Metadata enrichment

Middlewares can be used to enrich access events by querying external APIs. Note that it may slow the process down, as the number of queries is limited over time.

However, the results are temporarily cached in the mongoDB database, to prevent multiple occurrences of a document from generating further requests. The actual number of requests (i.e. excluding cached ones) is available in the report under general -> <middleware>-queries. Where <middleware> is the name of the middleware involved.

For more details on middlewares, you can read the dedicated section.

By default, ezPAARSE is configured for using 4 enrichment middlewares:

  • istex
  • crossref
  • sudoc
  • hal

Configuring Crossref Middleware Call

The Crossref middleware uses the DOI found in access events to request metadata using the node-crossref module.

Headers

  • crossref-Enrich: set to false to disable crossref enrichment. Enabled by default.
  • crossref-TTL: lifetime of cached documents, in seconds. Defaults to 7 days (3600 * 24 * 7)
  • crossref-throttle: minimum time to wait between queries, in milliseconds. Defaults to 200ms
  • crossref-paquet-size: maximum number of identifiers to send for query in a single request. Defaults to 50
  • crossref-buffer-size: maximum number of memorised access events before sending a request. Defaults to 1000

Configuring Sudoc Middleware Call

Headers

  • sudoc-Enrich: set to true to enable Sudoc enrichment. Disabled by default.
  • sudoc-TTL: lifetime of cached documents, in seconds. Defaults to 7 days (3600 * 24 * 7).
  • sudoc-Throttle : minimum time to wait between queries, in milliseconds. Defaults to 500.
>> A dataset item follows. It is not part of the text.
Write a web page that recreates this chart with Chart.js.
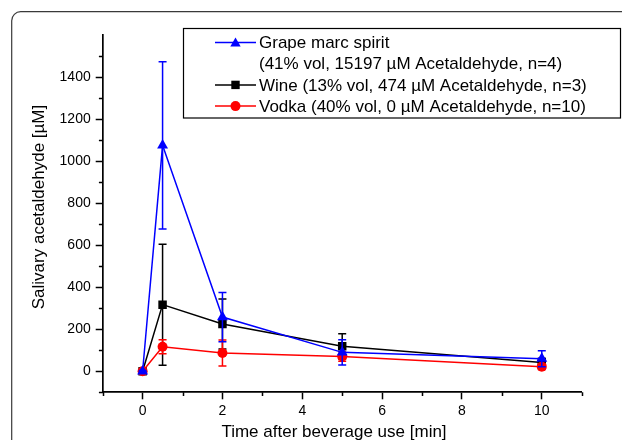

Configuring HAL Middleware Call

The HAL middleware uses the hal-identifier found in the access events to request metadata using the node-hal

Headers

  • HAL-Enrich: set to true to enable HAL enrichment. Disabled by default.
  • HAL-TTL: lifetime of cached documents, in seconds. Defaults to 7 days (3600 * 24 * 7).
  • HAL-Throttle: minimum time to wait between queries, in milliseconds. Defaults to 500.
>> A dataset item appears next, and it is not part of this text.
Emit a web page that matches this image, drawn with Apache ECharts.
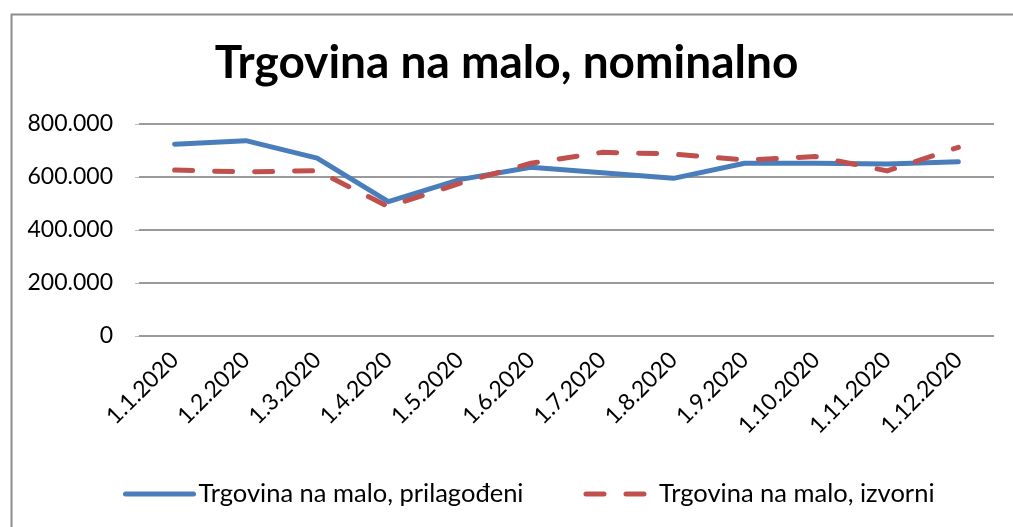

Configuring ISTEX Middleware Call

The ISTEX middleware uses the istex-identifier found in the access events to request metadata using the node-istex

ISTEX middleware is automatically activated on ISTEX logs

Headers

  • istex-enrich : set to true to enable ISTEX enrichment. Disabled by default.
  • istex-ttl : lifetime of cached documents, in seconds. Defaults to 7 days (3600 * 24 * 7).
  • istex-throttle : minimum time to wait between queries, in milliseconds. Defaults to 500.